* STATED GOAL
List each line of the data that holds the word "this".

=== LISTING ===

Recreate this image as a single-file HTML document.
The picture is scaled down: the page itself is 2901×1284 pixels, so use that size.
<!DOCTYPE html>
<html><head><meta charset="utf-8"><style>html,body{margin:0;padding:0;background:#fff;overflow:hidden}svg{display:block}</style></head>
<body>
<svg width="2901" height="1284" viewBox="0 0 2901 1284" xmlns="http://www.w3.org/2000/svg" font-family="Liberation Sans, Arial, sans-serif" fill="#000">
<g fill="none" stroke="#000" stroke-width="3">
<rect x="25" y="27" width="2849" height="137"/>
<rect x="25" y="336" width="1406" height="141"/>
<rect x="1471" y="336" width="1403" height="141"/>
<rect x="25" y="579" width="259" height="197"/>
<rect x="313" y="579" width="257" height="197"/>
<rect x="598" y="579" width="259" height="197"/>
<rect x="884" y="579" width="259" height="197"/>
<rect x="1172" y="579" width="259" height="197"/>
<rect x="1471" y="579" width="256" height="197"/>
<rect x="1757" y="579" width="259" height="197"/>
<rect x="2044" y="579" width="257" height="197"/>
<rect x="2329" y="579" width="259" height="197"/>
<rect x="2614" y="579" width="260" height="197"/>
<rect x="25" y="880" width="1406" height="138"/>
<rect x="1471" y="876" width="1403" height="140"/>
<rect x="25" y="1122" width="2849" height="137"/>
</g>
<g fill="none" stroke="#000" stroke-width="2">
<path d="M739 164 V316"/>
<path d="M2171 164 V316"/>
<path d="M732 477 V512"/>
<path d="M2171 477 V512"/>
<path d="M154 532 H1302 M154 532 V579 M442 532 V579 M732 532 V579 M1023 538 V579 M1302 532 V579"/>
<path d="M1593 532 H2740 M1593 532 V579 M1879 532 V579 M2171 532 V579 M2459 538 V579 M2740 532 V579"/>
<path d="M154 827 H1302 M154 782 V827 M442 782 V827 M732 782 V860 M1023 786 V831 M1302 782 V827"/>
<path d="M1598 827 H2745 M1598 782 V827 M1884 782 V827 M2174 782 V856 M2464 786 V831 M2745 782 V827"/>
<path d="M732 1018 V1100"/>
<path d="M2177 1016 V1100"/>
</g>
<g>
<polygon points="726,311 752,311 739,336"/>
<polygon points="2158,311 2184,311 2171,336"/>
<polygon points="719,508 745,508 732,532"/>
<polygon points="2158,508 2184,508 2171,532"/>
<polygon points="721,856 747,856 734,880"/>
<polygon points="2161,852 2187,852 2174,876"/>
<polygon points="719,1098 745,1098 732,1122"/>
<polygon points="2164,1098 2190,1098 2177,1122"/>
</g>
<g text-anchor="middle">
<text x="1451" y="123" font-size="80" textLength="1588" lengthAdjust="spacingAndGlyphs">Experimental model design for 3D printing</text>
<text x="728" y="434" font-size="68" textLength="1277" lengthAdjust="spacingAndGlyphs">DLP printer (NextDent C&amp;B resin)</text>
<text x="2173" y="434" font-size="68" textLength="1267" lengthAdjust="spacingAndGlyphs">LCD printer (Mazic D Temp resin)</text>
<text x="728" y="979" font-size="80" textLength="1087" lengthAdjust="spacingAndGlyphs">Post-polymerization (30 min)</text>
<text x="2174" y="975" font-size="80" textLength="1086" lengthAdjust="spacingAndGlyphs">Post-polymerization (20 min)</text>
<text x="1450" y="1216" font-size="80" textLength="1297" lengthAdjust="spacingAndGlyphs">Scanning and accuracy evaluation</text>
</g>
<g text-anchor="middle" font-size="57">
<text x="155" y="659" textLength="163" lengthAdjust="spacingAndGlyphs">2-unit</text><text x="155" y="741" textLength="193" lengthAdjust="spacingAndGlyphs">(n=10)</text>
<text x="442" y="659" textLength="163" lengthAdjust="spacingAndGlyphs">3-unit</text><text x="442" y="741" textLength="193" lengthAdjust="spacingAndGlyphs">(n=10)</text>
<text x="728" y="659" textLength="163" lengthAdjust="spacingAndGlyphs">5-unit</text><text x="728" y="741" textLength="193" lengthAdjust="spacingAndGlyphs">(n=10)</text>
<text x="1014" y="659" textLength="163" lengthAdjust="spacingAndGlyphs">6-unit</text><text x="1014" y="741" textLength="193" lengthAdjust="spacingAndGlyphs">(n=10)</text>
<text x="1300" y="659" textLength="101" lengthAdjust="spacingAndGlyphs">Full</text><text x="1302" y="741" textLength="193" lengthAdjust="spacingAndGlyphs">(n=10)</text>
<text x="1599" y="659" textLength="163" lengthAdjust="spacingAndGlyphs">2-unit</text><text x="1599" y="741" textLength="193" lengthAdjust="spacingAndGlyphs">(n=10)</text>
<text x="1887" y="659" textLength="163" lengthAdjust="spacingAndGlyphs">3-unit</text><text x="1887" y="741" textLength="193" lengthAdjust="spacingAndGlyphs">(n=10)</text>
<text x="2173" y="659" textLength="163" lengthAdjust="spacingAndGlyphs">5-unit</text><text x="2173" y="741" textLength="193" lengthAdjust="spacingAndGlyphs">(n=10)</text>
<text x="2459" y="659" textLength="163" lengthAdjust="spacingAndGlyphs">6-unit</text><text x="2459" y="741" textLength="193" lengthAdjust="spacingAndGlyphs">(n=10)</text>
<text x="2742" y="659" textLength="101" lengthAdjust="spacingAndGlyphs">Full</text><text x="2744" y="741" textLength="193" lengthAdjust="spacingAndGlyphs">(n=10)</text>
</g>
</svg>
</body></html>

===
=== LISTING ===

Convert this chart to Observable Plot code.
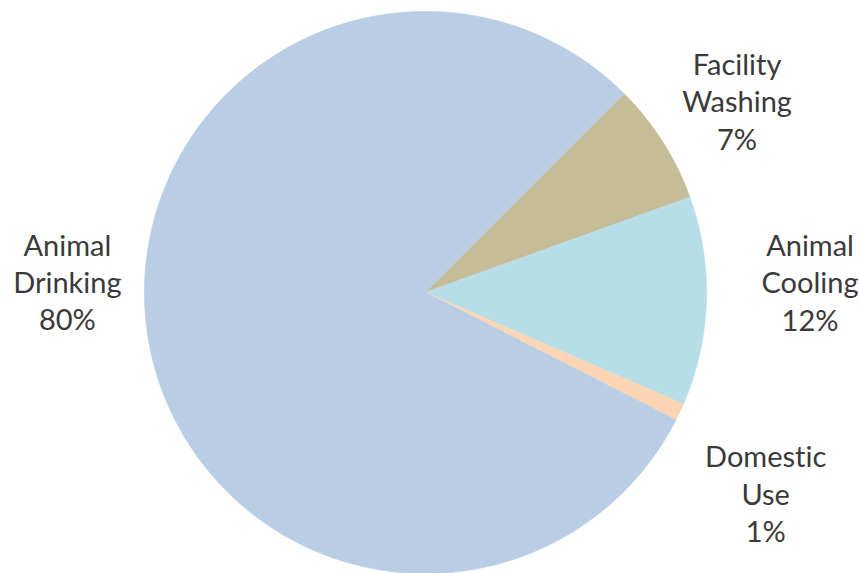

===

* SOLUTION TO THE EXERCISE
Recreate this image as a single-file HTML document.
Convert this chart to Observable Plot code.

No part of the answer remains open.